DATA:
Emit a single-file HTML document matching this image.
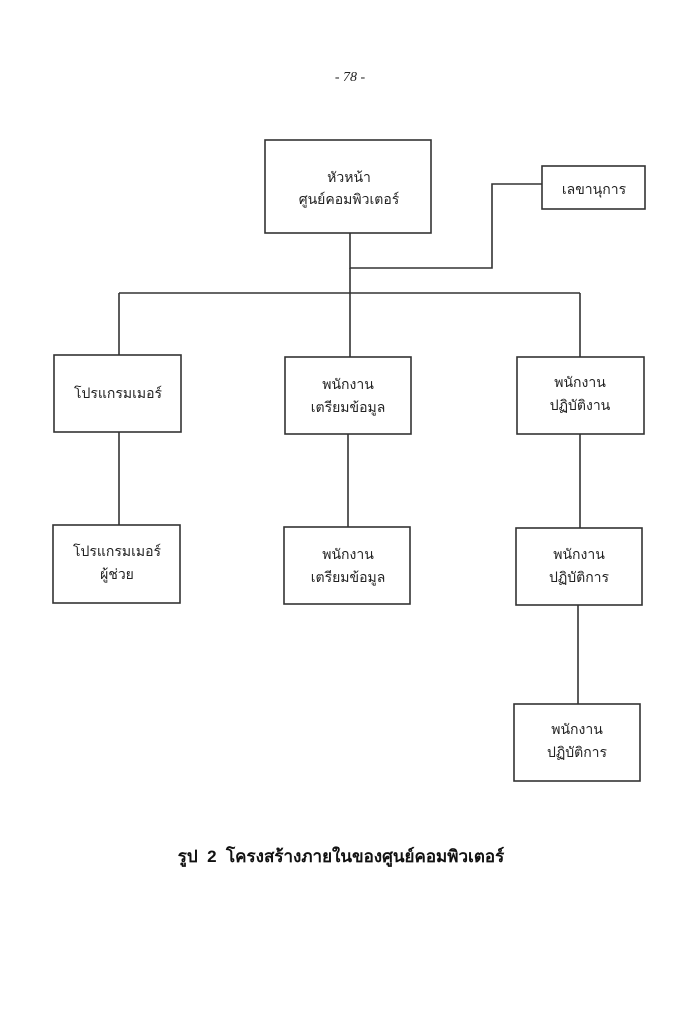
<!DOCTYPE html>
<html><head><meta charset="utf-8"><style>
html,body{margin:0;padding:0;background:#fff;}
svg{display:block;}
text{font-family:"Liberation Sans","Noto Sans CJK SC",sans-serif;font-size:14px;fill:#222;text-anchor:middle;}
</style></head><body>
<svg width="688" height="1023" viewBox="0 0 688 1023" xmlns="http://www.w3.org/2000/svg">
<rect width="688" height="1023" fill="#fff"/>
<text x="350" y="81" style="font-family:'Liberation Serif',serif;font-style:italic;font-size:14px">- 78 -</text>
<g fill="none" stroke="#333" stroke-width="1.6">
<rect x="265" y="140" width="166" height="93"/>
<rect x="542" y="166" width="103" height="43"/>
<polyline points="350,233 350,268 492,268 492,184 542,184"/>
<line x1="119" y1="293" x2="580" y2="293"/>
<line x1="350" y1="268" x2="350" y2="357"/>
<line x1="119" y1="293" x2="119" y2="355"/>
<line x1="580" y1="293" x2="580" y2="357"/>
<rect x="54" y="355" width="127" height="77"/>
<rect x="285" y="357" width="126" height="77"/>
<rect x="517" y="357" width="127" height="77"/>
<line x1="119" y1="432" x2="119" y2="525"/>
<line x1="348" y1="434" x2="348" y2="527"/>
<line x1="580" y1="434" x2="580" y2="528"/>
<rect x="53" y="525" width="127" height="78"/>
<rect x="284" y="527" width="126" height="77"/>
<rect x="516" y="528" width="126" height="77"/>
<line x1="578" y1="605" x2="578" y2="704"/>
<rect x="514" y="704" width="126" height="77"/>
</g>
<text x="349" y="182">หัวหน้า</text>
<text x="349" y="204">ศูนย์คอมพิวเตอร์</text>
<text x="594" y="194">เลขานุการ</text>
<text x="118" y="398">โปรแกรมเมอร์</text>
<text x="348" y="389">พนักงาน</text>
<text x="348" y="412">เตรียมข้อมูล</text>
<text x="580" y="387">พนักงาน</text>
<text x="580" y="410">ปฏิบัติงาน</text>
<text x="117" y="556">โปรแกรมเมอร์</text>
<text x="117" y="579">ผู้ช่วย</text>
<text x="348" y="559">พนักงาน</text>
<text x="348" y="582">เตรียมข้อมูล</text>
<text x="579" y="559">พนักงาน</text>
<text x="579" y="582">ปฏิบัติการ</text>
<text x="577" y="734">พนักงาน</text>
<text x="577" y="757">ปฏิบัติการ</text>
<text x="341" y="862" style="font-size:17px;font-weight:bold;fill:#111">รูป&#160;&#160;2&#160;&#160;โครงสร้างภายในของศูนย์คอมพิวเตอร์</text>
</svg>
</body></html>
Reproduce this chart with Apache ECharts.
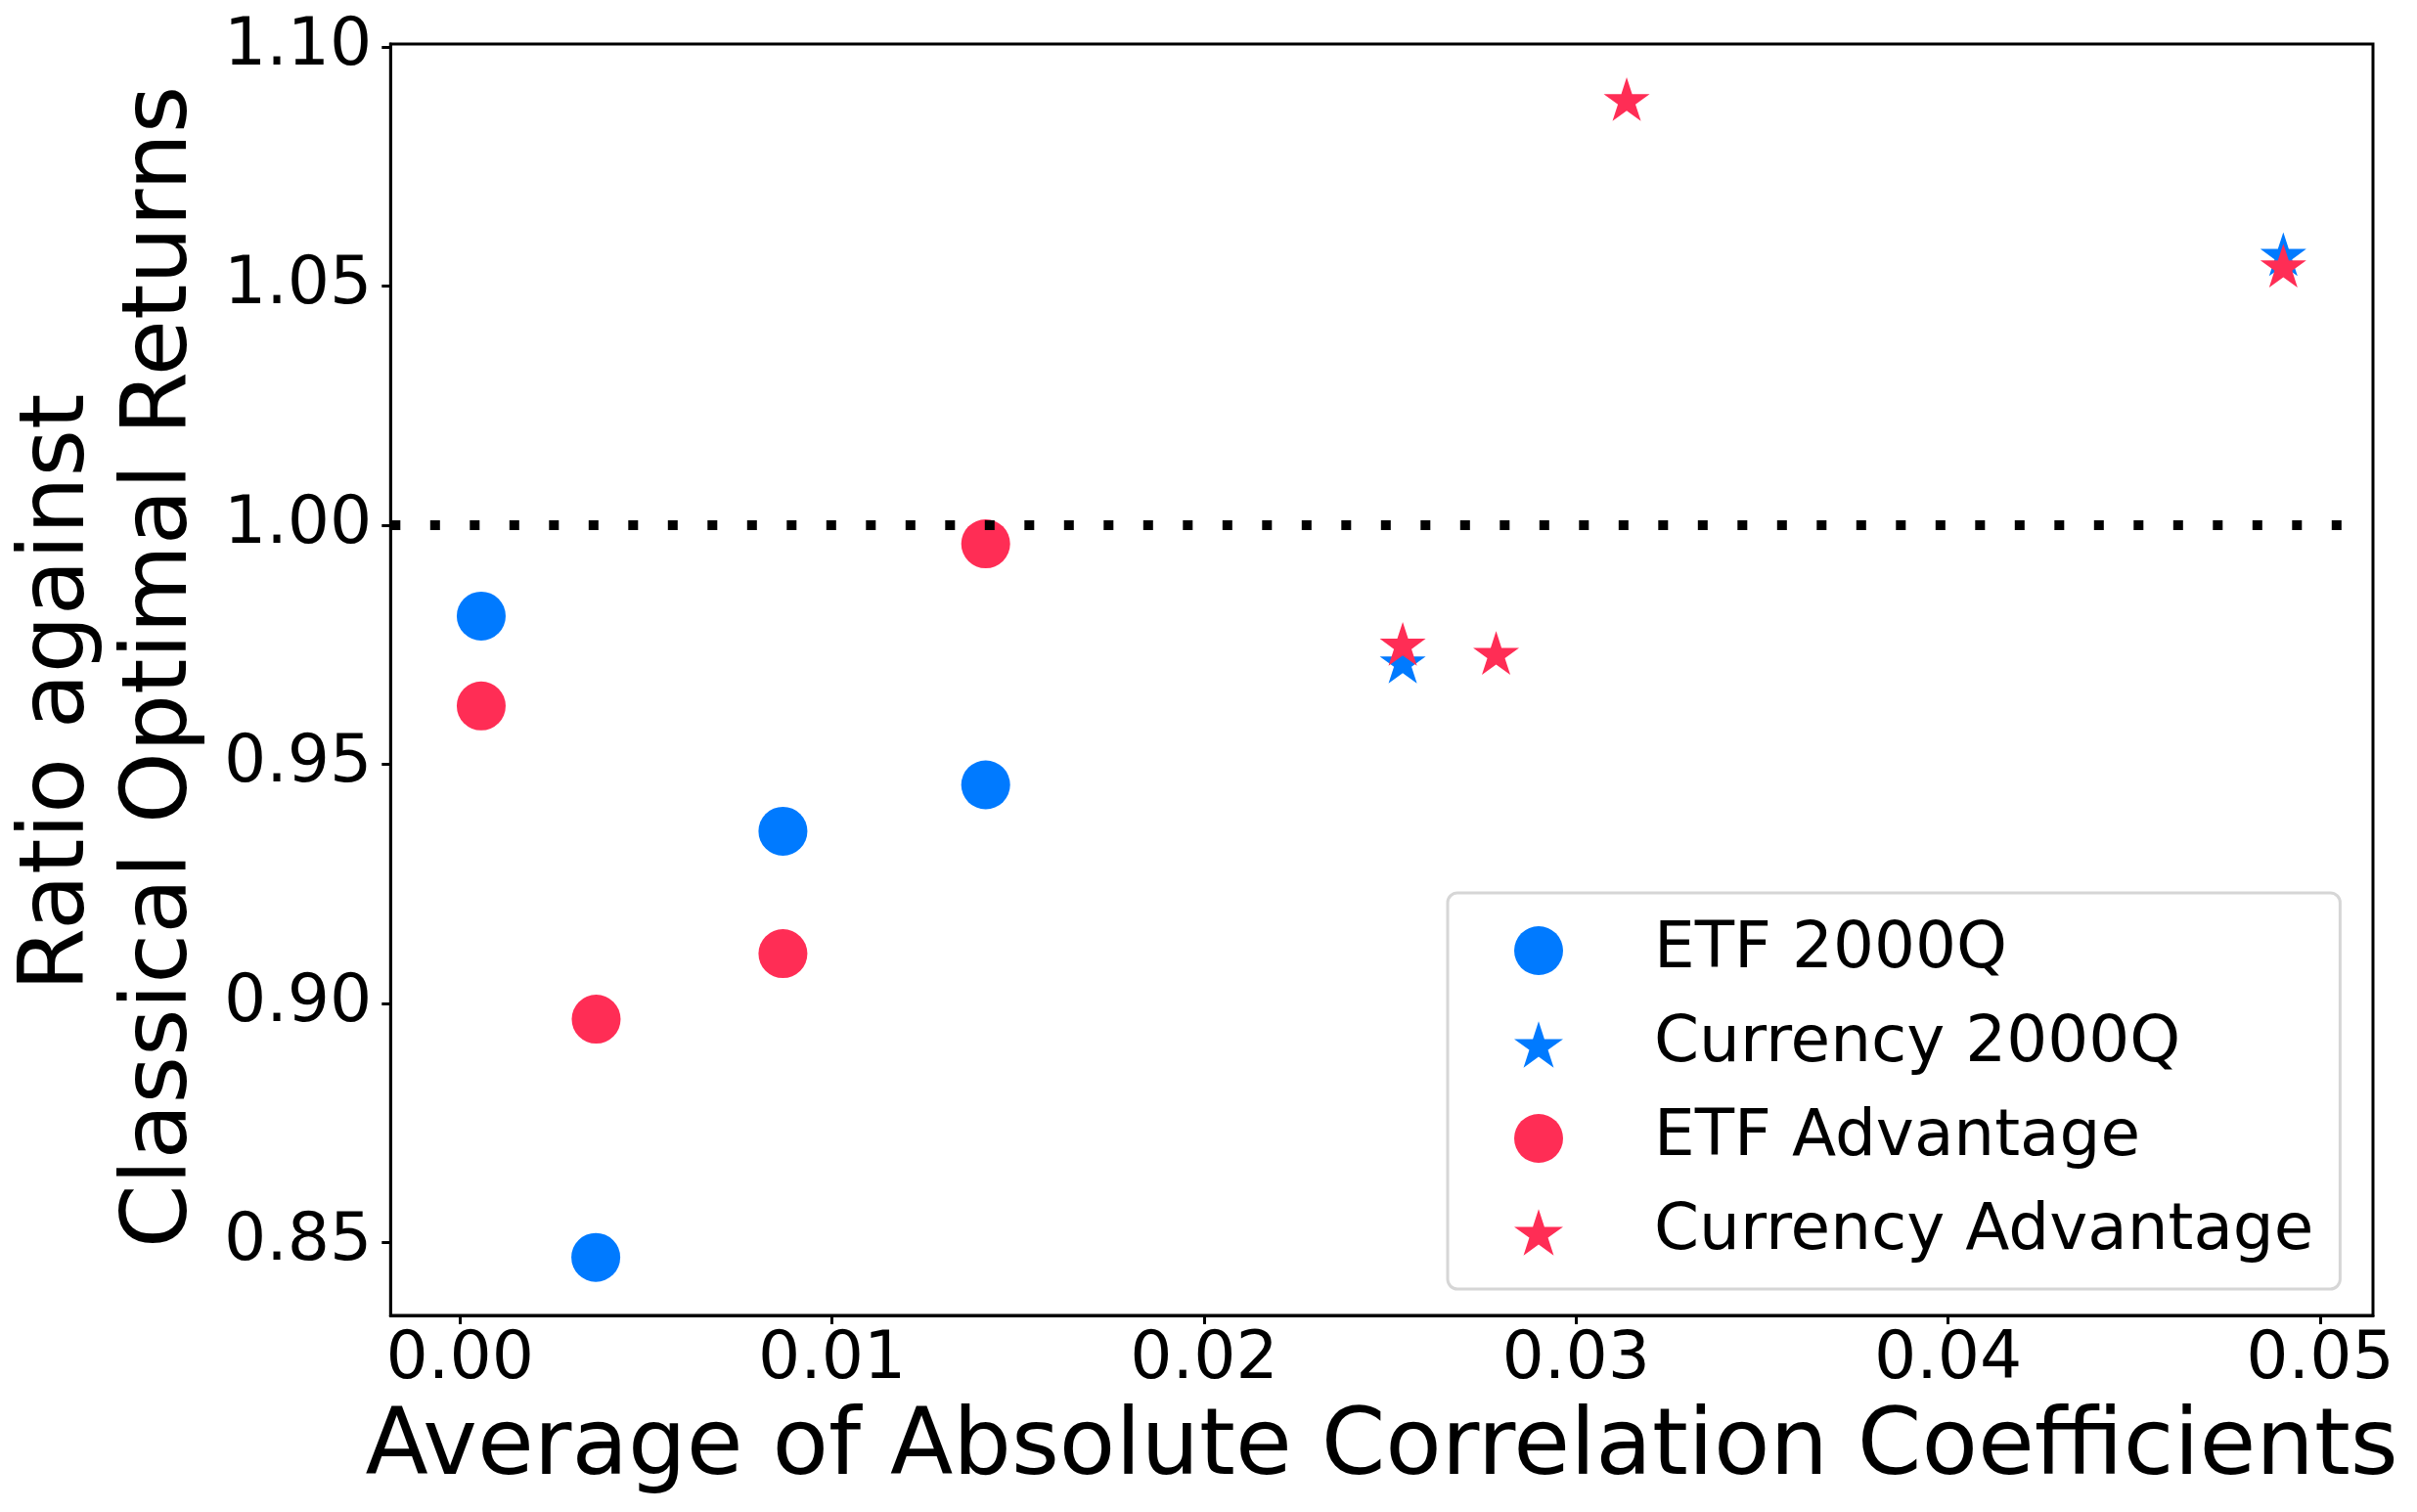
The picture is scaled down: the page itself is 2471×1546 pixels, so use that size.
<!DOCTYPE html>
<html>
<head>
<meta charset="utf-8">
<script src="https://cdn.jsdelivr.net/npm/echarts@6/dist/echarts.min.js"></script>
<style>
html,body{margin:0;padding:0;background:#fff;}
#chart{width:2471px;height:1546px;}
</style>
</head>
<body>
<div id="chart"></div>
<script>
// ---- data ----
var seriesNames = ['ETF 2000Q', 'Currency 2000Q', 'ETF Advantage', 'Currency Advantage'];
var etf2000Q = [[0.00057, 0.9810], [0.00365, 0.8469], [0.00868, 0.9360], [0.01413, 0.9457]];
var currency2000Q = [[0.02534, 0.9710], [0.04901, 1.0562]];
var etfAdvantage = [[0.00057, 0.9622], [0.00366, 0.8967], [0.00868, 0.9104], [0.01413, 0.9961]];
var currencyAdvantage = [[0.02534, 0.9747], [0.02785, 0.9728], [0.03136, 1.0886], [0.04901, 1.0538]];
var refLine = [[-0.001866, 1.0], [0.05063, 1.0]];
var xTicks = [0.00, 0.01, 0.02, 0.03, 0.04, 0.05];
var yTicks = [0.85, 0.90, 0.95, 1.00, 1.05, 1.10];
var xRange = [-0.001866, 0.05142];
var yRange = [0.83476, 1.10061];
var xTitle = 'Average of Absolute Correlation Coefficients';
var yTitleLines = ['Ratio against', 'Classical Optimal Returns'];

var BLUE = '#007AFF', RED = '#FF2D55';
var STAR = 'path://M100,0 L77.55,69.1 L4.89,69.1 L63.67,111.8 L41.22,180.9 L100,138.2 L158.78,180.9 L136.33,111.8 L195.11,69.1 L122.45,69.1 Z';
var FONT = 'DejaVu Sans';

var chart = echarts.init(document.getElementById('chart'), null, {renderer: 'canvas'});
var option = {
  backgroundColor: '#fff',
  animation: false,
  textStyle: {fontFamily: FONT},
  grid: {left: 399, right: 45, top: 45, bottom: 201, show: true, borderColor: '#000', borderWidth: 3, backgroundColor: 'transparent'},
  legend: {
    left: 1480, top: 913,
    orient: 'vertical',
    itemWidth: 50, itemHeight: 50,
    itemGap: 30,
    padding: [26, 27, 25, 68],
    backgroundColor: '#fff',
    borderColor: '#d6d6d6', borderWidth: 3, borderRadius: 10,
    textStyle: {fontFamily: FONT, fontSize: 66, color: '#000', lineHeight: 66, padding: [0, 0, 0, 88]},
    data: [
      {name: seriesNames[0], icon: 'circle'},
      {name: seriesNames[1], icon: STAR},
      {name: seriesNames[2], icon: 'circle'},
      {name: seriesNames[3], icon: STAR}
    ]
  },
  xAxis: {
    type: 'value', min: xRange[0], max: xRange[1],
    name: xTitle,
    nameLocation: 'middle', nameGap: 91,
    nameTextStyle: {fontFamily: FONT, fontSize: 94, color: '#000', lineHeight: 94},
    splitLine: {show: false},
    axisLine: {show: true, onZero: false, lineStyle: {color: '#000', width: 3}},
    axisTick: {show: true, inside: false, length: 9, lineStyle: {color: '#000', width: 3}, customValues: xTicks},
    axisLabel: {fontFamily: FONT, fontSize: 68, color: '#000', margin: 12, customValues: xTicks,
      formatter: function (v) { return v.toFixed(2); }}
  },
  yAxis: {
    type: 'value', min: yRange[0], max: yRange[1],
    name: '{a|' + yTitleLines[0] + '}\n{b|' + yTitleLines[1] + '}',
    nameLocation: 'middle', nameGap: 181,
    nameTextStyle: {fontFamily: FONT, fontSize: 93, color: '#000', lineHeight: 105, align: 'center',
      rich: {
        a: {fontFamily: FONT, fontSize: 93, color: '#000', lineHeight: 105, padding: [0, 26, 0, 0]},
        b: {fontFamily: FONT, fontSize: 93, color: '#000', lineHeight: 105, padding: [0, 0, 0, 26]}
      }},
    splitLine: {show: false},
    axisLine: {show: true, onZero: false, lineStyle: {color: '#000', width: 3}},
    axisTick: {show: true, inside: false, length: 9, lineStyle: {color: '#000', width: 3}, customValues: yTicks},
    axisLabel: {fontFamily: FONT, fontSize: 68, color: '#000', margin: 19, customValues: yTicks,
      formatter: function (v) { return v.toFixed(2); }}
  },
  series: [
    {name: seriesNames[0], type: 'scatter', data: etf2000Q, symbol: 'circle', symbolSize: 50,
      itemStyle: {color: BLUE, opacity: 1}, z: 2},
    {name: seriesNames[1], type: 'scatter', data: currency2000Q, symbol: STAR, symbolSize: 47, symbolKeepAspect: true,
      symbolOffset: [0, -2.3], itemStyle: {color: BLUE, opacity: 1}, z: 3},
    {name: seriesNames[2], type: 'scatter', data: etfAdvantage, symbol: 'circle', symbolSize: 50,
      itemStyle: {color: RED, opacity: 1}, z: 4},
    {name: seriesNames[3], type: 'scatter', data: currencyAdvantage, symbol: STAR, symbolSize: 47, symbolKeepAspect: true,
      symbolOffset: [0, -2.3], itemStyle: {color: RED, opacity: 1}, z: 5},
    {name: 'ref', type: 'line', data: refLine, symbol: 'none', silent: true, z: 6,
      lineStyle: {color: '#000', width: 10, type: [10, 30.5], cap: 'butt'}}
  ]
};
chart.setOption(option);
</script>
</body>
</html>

DIRECTION: Show all lines in the entries above where the word "this" appears.

THE COMPLETED TASK:
Emit a single-file HTML document matching this image.
Reproduce this chart with Apache ECharts.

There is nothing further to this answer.